In a significant move against alleged greenwashing practices, the Australian Securities and Investments Commission (ASIC) has launched civil penalty proceedings in the Federal Court against Vanguard Investments Australia. The case stems from accusations of misleading conduct by the investment firm regarding certain environmental, social, and governance (ESG) exclusionary screens applied to its Vanguard Ethically Conscious Global Aggregate Bond Index Fund (Hedged), as per a press release by ASIC on July 25, 2023.
ASIC’s claims are centered around Vanguard’s purported false and misleading statements, which misled the public into believing that all securities within the Fund had undergone ESG screening. The Fund was marketed to appeal to ethically-conscious investors seeking securities screened against certain ESG criteria, including exclusions related to fossil fuel-related industries.
At the heart of the matter is the index upon which the Fund’s investments were based, known as the Bloomberg Barclays MSCI Global Aggregate SRI Exclusions Float Adjusted Index. Vanguard claimed that this index excluded issuers involved in industries like fossil fuels. However, ASIC contends that Vanguard failed to conduct comprehensive ESG research on a significant portion of the issuers of bonds in the Index and, consequently, in the Fund.
According to ASIC’s findings as of February 2021, the Index and the Fund included issuers that violated the applicable ESG criteria, totaling 42 issuers for the Index and at least 14 issuers for the Fund.

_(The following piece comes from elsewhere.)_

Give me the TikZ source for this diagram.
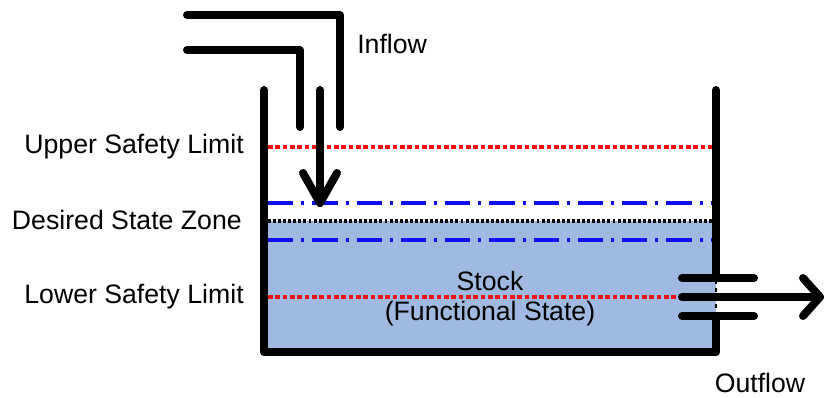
\documentclass[tikz,border=0pt]{standalone}
\usepackage{fontspec}
\setmainfont{Liberation Sans}
\definecolor{stockfill}{RGB}{160,185,225}
\definecolor{limitred}{RGB}{245,15,15}
\definecolor{zoneblue}{RGB}{15,15,240}
\begin{document}
\begin{tikzpicture}[x=0.75pt,y=-0.75pt,
  pipe/.style={line width=6pt,line cap=round,line join=round},
  redlimit/.style={limitred,line width=2.8pt,dash pattern=on 3.5pt off 2pt},
  zoneline/.style={zoneblue,line width=2.8pt,dash pattern=on 19pt off 6pt on 2.2pt off 6pt},
  targetline/.style={black,line width=2.8pt,dash pattern=on 2.2pt off 1.6pt},
  lbl/.style={font=\fontsize{20}{24}\selectfont,inner sep=0pt}]
\useasboundingbox (0,0) rectangle (826,398);

% stock contents
\fill[stockfill] (264,221) rectangle (716,352);

% level lines
\draw[redlimit] (268,147) -- (712,147);
\draw[zoneline] (268,203) -- (712,203);
\draw[targetline] (268,221) -- (712,221);
\draw[zoneline] (268,240) -- (712,240);
\draw[redlimit] (268,297) -- (680,297);

% tank
\draw[pipe] (264,90) -- (264,352) -- (716,352) -- (716,316);
\draw[pipe] (716,278) -- (716,90);
\draw[line width=1.5pt,dash pattern=on 3pt off 3pt] (716,280) -- (716,314);

% inflow pipe
\draw[pipe] (187,15) -- (340,15) -- (340,127);
\draw[pipe] (187,50) -- (300,50) -- (300,127);
\draw[pipe] (320,90) -- (320,203);
\draw[pipe] (303,173) -- (320,203) -- (337,173);

% outflow pipe
\draw[pipe] (682,278) -- (754,278);
\draw[pipe] (682,316) -- (754,316);
\draw[pipe] (682,297) -- (820,297);
\draw[pipe] (803,278) -- (820,297) -- (803,316);

% labels
\node[lbl,anchor=west] (inflow) at (357,44) {Inflow};
\node[lbl,anchor=east] (usl) at (244,147) {Upper Safety Limit};
\node[lbl,anchor=east] (dsz) at (242,220) {Desired State Zone};
\node[lbl,anchor=east] (lsl) at (244,297) {Lower Safety Limit};
\node[lbl] (stock) at (490,281) {Stock};
\node[lbl] (func) at (490,314) {(Functional State)};
\node[lbl] (outflow) at (760,383) {Outflow};
\end{tikzpicture}
\end{document}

These issuers collectively issued hundreds of bonds, exposing investors’ funds to industries linked to fossil fuel activities, including oil and gas exploration.
ASIC’s Deputy Chair, Sarah Court, emphasized the increasing demand from investors for options that exclude certain industries, and the importance of reliable investment screens to aid them in making ethical choices. She expressed concern that Vanguard’s screening and research fell short of what was promised to investors, terming it another example of “greenwashing.”
The alleged misleading conduct by Vanguard encompasses multiple platforms, including Product Disclosure Statements, a media release, statements on the company’s website, and statements made during an interview and a presentation at a Finance News Network event, both of which were recorded and published online.
In light of its commitment to curbing greenwashing practices, ASIC has already taken action against Vanguard in the past, issuing infringement notices totaling over $140,000 for separate greenwashing conduct. The current case seeks declarations, pecuniary penalties, and orders requiring Vanguard to publicize any contraventions found by the Court.
Vanguard’s first case management hearing is yet to be scheduled in the Federal Court. In the meantime, ASIC remains determined to address alleged greenwashing conduct in the financial services industry and emphasizes the importance of upholding promises made to investors regarding exclusions in investments.
The outcome of this case is likely to be closely watched by investors and the financial sector, as it could set important precedents for ensuring transparency and accountability in ESG-related investment practices.